First I thought that Mr. Kozlica wanted a bit of self-promotion by correcting and attacking other people’s claims. Having carefully read his text, I concluded that Mr. Kozlica was apt in stoking up the fire with balderdash. He’s clearly zealous and uses his emotions to stoke the fire up, but ultimately he does it with misleading nonsense, balderdash as there is very little substance to anything he says. Sadly, nothing he says serves to get anyone closer to the truth or the exact number of victims. To prove this claim, I will focus primarily on his accusation against me and the 1964 census – the number of World War II victims in Yugoslavia and Cetina region in particular.

Mr. Kozlica must have read the part where the Museum waived any responsibility regarding the accuracy of the census. Instead of correcting any possible mistakes in a calm and composed manner as a (supposedly) qualified historian, he went on to bad-mouth and berate the wrong person. In the aforementioned text, it clearly says who ordered the census, who conducted it, etc...All that does not seem to be enough for Mr. Kozlica! Or maybe that was an intentional oversight? Let me clarify a few more things.

I assume Mr. Kozlica is familiar with the ex-Yugoslavian political vertical. Therefore, he surely knows that the war victims lists were made at the local level by the municipal or republic commissions. Having this fact in mind, it is easy to conclude that the majority of the enumerators in the Cetina region (and also in Vrlika) were, due to the composition of the local population, Croats. They submitted their material to the republic commission, which then forwarded it to the federal commission. Consequently, it is clear that all this material has been preserved and made available to the public.

So if, by any chance, Mr. Kozlicaasked me to help him to, for example, obtain the copies of all the survey sheets filled in by the families in his village, I would do so without thinking. In that case, he would have a clear insight into who the enumerators were, who gave which information and who said what during the enumeration. At that time, he would have been convinced that, in some cases, the relatives of the victims gave false information and the enumerators made the record of what was said. Therefore, one should conclude that every single mistake and inaccuracy is the responsibility of the tellers and enumerators and definitely not of our Museum or myself as its Director!

This way, it seems as if the easiest course of action is to accuse the Serbs of forging the census data, reducing the number of Croatian victims and increasing the number of Serbian victims.

The Museum of Genocide Victims published the excerpts from Miloš Crnomarković's book "The Suffering of the Serbs in Vrlička Krajina 1941-1945"(Yearbook for Genocide Research, No. 8, Belgrade 2016, 111-167).

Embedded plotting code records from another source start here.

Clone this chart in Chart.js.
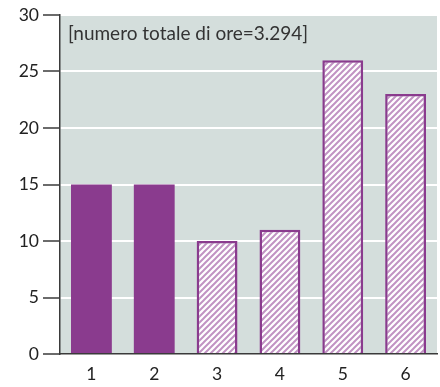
<!DOCTYPE html>
<html>
<head>
<meta charset="utf-8">
<script src="https://cdn.jsdelivr.net/npm/chart.js@4/dist/chart.umd.min.js"></script>
<style>
  html, body { margin: 0; padding: 0; background: #fff; }
  #wrap { width: 440px; height: 387px; }
</style>
</head>
<body>
<div id="wrap"><canvas id="c" width="440" height="387"></canvas></div>
<script>
const categories = ['1', '2', '3', '4', '5', '6'];
const values = [15, 15, 10, 11, 26, 23];
const solidBars = [true, true, false, false, false, false];
const yTicks = [0, 5, 10, 15, 20, 25, 30];
const note = '[numero totale di ore=3.294]';

const PURPLE = '#8a3b8e';
const PANEL = '#d4dedc';
const AXIS = '#3a3a3a';
const FONT = 'Lato, "Open Sans", sans-serif';

// diagonal hatch fill for the open bars
function hatch() {
  const s = 6;
  const cv = document.createElement('canvas');
  cv.width = s; cv.height = s;
  const g = cv.getContext('2d');
  g.fillStyle = '#ffffff';
  g.fillRect(0, 0, s, s);
  g.strokeStyle = '#c193c3';
  g.lineWidth = 2;
  g.beginPath();
  g.moveTo(-1, s + 1); g.lineTo(s + 1, -1);
  g.moveTo(-1, 1); g.lineTo(1, -1);
  g.moveTo(s - 1, s + 1); g.lineTo(s + 1, s - 1);
  g.stroke();
  return g.createPattern(cv, 'repeat');
}
const pattern = hatch();

const panelBg = {
  id: 'panelBg',
  beforeDraw(chart) {
    const { ctx, chartArea: a } = chart;
    ctx.save();
    ctx.fillStyle = PANEL;
    ctx.fillRect(a.left, a.top, a.right - a.left, a.bottom - a.top);
    ctx.restore();
  }
};

const noteLabel = {
  id: 'noteLabel',
  afterDatasetsDraw(chart) {
    const { ctx, chartArea: a } = chart;
    ctx.save();
    ctx.font = '19px ' + FONT;
    ctx.fillStyle = '#333';
    ctx.textBaseline = 'middle';
    ctx.textAlign = 'left';
    ctx.fillText(note, a.left + 8, a.top + 19);
    ctx.restore();
  }
};

new Chart(document.getElementById('c'), {
  type: 'bar',
  data: {
    labels: categories,
    datasets: [{
      data: values,
      backgroundColor: solidBars.map(s => s ? PURPLE : pattern),
      borderColor: PURPLE,
      borderWidth: solidBars.map(s => s ? 0 : 2.5),
      borderSkipped: 'start',
      categoryPercentage: 1,
      barPercentage: 0.65
    }]
  },
  plugins: [panelBg, noteLabel],
  options: {
    responsive: false,
    animation: false,
    layout: { padding: { top: 15, right: 3, left: 0, bottom: 0 } },
    plugins: { legend: { display: false }, tooltip: { enabled: false } },
    scales: {
      x: {
        grid: { display: false, drawTicks: false },
        border: { display: true, color: AXIS, width: 1.5 },
        ticks: { color: '#222', font: { size: 17.5, family: FONT }, padding: 10 },
        afterFit(scale) { scale.height = 33; }
      },
      y: {
        min: 0, max: 30,
        afterBuildTicks(scale) { scale.ticks = yTicks.map(v => ({ value: v })); },
        grid: { color: '#ffffff', lineWidth: 2, tickColor: AXIS, tickLength: 17, tickWidth: 1.5 },
        border: { display: true, color: AXIS, width: 1.5 },
        ticks: { color: '#222', font: { size: 17.5, family: FONT }, padding: 4 },
        afterFit(scale) { scale.width = 60; }
      }
    }
  }
});
</script>
</body>
</html>
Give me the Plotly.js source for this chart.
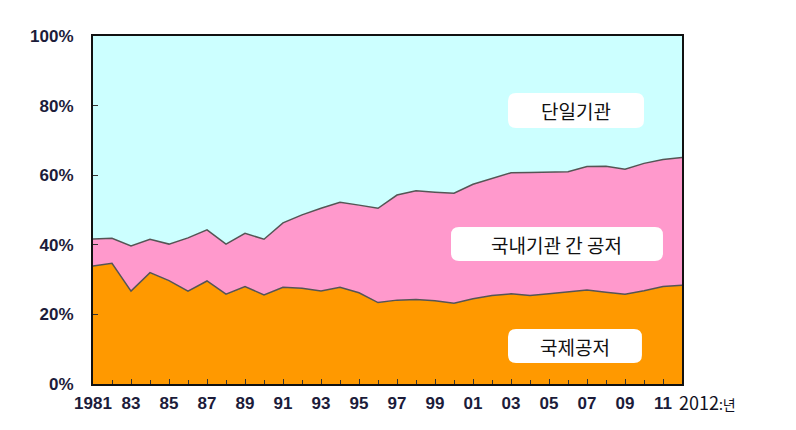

I recommend this material not only to Mr. Kozlica, but also to his colleagues and anyone who, in one way or another, deals with this topic. Despite the data in this book not being final and conclusive, I consider it is worth reading and utilizing in any future research. It could serve to establish, as precisely as possible, the number of Serbs killed by the Ustashi units, the number of Croats killed by Chetnik units and the number of Serbs and Croats killed by Partisan units (which mostly consisted of Croats). Why not? Since we all strive for the truth?

The number of Serbian and Croatian war victims in the Cetina region is very large, especially relative to the number of inhabitants. For countless reasons, primarily political, the exact number may never be determined. It is our duty to strive to get as close to the exact number as humanly possible. However, we do not intend to do it in the manner of Mr. Ivan Kozlica.